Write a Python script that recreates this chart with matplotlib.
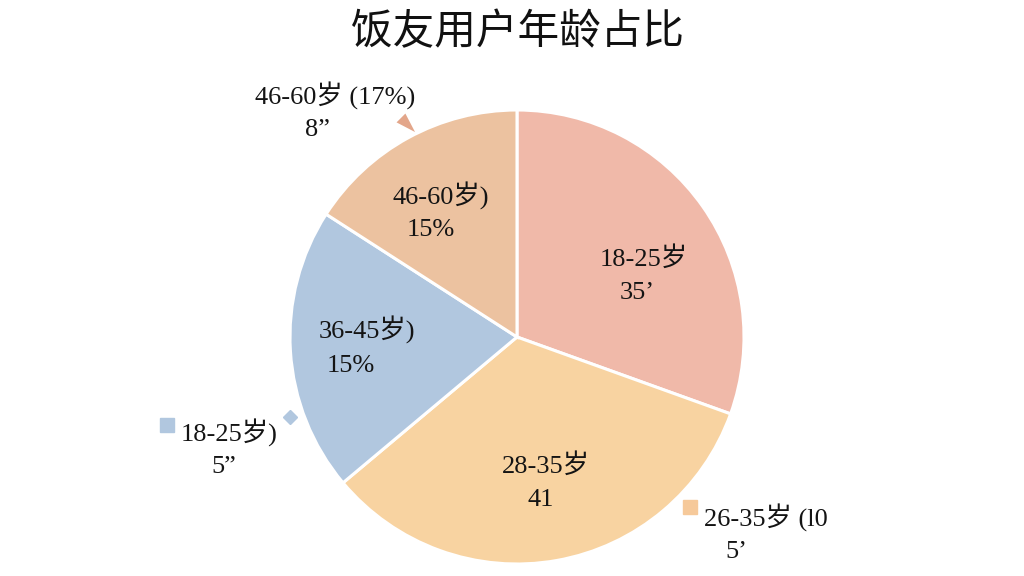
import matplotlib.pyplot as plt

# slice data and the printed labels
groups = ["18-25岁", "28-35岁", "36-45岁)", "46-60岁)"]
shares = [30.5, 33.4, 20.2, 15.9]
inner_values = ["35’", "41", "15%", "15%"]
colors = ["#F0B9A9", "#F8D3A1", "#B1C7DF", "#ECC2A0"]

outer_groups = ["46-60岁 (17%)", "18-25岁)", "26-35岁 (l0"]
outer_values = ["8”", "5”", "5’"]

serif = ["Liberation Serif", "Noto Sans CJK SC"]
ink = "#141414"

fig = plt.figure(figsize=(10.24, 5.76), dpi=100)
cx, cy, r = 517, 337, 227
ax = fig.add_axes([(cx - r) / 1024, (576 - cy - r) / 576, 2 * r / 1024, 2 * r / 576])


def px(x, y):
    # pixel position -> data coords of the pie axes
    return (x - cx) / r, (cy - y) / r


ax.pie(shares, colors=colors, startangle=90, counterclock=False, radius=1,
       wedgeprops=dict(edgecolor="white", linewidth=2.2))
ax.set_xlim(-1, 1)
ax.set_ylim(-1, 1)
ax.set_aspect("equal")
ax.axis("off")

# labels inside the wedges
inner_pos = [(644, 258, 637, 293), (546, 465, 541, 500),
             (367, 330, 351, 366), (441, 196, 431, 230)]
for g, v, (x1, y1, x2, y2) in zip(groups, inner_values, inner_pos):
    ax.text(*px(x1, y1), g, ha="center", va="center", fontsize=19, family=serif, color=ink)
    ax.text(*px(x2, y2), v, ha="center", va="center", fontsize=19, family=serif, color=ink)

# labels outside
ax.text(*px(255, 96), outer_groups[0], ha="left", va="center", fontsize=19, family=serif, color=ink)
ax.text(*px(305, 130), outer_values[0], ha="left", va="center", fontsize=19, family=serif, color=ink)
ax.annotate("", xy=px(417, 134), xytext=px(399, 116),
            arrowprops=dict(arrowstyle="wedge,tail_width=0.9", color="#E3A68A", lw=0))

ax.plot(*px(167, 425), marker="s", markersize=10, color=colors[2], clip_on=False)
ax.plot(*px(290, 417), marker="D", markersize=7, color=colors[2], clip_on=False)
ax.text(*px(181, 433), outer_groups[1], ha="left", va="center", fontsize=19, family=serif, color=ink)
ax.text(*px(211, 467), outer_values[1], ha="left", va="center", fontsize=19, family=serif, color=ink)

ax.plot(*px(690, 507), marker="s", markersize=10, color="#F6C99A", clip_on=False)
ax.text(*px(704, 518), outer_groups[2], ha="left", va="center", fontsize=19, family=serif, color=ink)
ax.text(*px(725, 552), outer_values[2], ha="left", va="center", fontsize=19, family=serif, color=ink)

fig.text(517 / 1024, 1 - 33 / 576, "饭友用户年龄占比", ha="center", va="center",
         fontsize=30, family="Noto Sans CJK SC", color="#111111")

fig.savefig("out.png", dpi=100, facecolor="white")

* * *

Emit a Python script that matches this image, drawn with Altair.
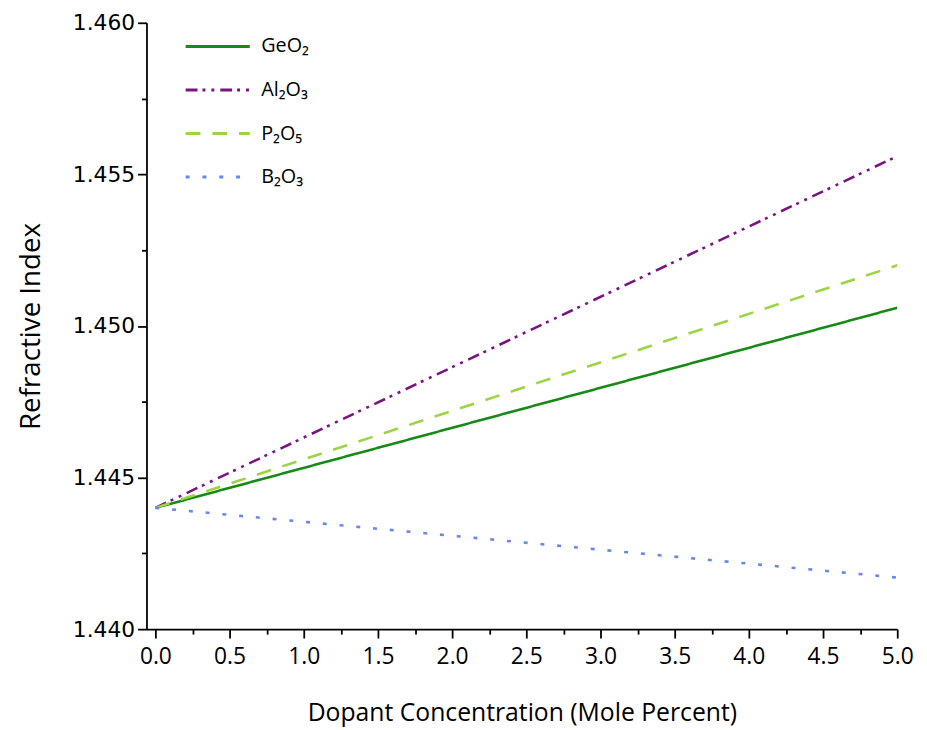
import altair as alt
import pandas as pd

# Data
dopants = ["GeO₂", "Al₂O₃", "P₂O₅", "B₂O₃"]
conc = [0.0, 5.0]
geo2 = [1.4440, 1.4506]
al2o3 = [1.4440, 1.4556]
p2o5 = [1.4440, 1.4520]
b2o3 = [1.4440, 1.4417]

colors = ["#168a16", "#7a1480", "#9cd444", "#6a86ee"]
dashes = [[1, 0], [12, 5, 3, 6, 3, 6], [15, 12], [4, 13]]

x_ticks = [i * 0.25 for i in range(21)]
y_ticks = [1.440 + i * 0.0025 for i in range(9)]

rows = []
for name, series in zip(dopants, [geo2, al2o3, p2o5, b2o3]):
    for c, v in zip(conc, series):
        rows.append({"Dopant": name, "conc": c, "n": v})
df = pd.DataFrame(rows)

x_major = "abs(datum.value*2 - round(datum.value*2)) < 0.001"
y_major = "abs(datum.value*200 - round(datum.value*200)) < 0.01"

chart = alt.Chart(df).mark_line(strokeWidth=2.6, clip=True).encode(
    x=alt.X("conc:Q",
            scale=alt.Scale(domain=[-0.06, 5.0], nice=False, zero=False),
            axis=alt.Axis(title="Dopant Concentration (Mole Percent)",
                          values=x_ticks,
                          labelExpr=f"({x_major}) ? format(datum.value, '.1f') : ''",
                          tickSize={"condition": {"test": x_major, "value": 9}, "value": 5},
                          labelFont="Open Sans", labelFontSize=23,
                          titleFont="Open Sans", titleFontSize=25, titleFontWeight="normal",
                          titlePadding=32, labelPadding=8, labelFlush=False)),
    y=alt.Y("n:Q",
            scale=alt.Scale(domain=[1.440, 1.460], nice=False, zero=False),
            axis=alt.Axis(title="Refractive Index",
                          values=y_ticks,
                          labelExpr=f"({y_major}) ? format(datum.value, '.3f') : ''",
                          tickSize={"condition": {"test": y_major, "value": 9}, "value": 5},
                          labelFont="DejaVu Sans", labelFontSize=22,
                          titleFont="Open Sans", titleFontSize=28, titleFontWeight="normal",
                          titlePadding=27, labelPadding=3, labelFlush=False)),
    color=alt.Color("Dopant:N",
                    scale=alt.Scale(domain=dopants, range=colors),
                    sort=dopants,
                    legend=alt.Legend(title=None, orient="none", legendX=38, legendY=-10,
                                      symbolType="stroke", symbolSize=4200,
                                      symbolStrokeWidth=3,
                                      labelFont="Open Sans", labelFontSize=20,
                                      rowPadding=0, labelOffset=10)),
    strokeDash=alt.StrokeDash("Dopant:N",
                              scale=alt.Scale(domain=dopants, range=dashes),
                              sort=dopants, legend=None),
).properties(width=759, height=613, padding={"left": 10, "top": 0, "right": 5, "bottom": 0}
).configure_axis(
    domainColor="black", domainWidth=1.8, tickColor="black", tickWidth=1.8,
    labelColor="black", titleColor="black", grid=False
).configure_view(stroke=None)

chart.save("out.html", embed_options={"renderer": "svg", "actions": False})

--

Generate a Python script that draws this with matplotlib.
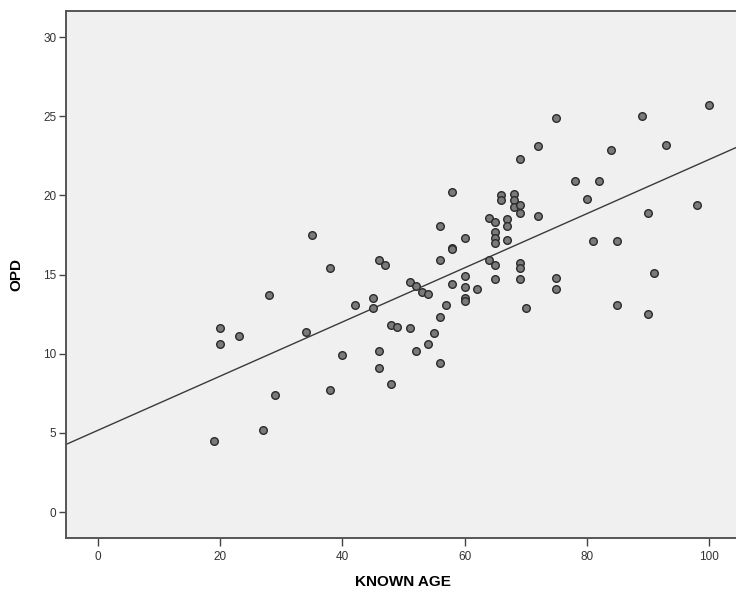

- GOAL OF THE EXERCISE -
Any pictures should be left out. Reproduce every line from the one holding "Emit a Python" down to the one holding "df = pd.DataFrame(rows)", both of those lines included.

- EXERCISE OUTPUT -
Emit a Python script that matches this image, drawn with Altair.
import altair as alt
import pandas as pd

# Data
dopants = ["GeO₂", "Al₂O₃", "P₂O₅", "B₂O₃"]
conc = [0.0, 5.0]
geo2 = [1.4440, 1.4506]
al2o3 = [1.4440, 1.4556]
p2o5 = [1.4440, 1.4520]
b2o3 = [1.4440, 1.4417]

colors = ["#168a16", "#7a1480", "#9cd444", "#6a86ee"]
dashes = [[1, 0], [12, 5, 3, 6, 3, 6], [15, 12], [4, 13]]

x_ticks = [i * 0.25 for i in range(21)]
y_ticks = [1.440 + i * 0.0025 for i in range(9)]

rows = []
for name, series in zip(dopants, [geo2, al2o3, p2o5, b2o3]):
    for c, v in zip(conc, series):
        rows.append({"Dopant": name, "conc": c, "n": v})
df = pd.DataFrame(rows)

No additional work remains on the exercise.